在这之前先说明一个情况,就是发射元组值的数量一定要和declareOutputFields方法里申明的输出域的值的数量要一致,不然会报错,我们下面的例子就都是2个值。
下面是spot的代码,发射的元组有两个值。
public class Spot implements IRichSpout{
int count = 0;
String[] array0 = {"aa","bb","cc","aa","bb","bb","bb","cc","dd","","jj","mm"};
String[] array1 = {"11","22","33","11","55","22","66","11","33","","44","22"};
@Override
public void nextTuple() {
if(count>=array.length){
Utils.sleep(10000);
return;
}
collector.emit(new Values(array0[count],array1[count]),array0[count]);
count++;
}
@Override
public void declareOutputFields(OutputFieldsDeclarer declarer) {
declarer.declare(new Fields("field0","field1"));
}
}
bolt把接收到的tuple的两个值和线程名字打印出来
public class Bolt implements IRichBolt{
@Override
public void execute(Tuple input) {
System.out.println("tuple0->"+input.getString(0)+" "+"tuple1->"+input.getString(1)+" "+Thread.currentThread().getName());
}
}
Toplogy代码我就不贴出来了,因为在Toplogy里设置字段分组时有3种情况。
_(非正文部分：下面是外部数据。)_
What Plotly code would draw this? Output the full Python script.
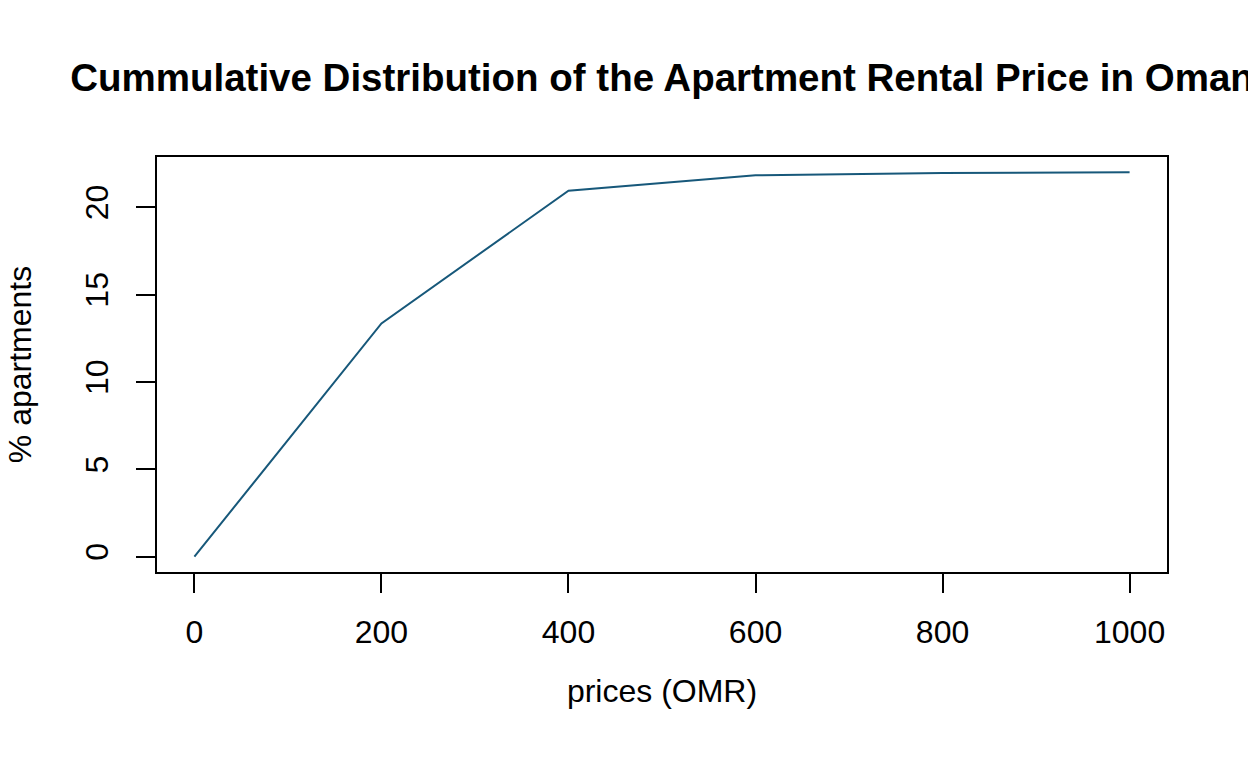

1.builder.setBolt("bolt",new Bolt() , 3).fieldsGrouping("spout", new Fields("field0"));//用域的第一个数据分组,也就是array0里的数据
2.builder.setBolt("bolt",new Bolt() , 3).fieldsGrouping("spout", new Fields("field1"));//用域的第二个数据分组,也就是array2里的数据
3.builder.setBolt("bolt",new Bolt() , 3).fieldsGrouping("spout", new Fields("field0","field1"));//用域的两个数据分组
先看第一种情况的结果:元组的第一个数据相同时,那么他是被发送到同一个bolt线程处理的。
tuple0->aa tuple1->11 Thread-9-bolt
tuple0->aa tuple1->11 Thread-9-bolt
tuple0->dd tuple1->33 Thread-9-bolt
tuple0->jj tuple1->44 Thread-9-bolt
tuple0->mm tuple1->22 Thread-9-bolt
tuple0->cc tuple1->33 Thread-11-bolt
tuple0->cc tuple1->11 Thread-11-bolt
tuple0->bb tuple1->22 Thread-13-bolt
tuple0->bb tuple1->55 Thread-13-bolt
tuple0->bb tuple1->22 Thread-13-bolt
tuple0->bb tuple1->66 Thread-13-bolt
这是第二种情况的结果:元组的第二个数据相同时,那么他是被发送到同一个bolt线程处理的。
tuple0->aa tuple1->11 Thread-9-bolttuple0->aa tuple1->11 Thread-9-bolt
tuple0->cc tuple1->11 Thread-9-bolt
tuple0->bb tuple1->22 Thread-13-bolt
tuple0->bb tuple1->22 Thread-13-bolt
tuple0->mm tuple1->22 Thread-13-bolt
tuple0->dd tuple1->33 Thread-11-bolt
tuple0->cc tuple1->33 Thread-11-bolt
tuple0->jj tuple1->44 Thread-9-bolt
tuple0->bb tuple1->66 Thread-11-bolt
tuple0->bb tuple1->55 Thread-13-bolt
这是第三种情况的结果:元组的两个数据都相同时,是发送到同一个bolt线程的处理的,如果都不相同则是随机发送的。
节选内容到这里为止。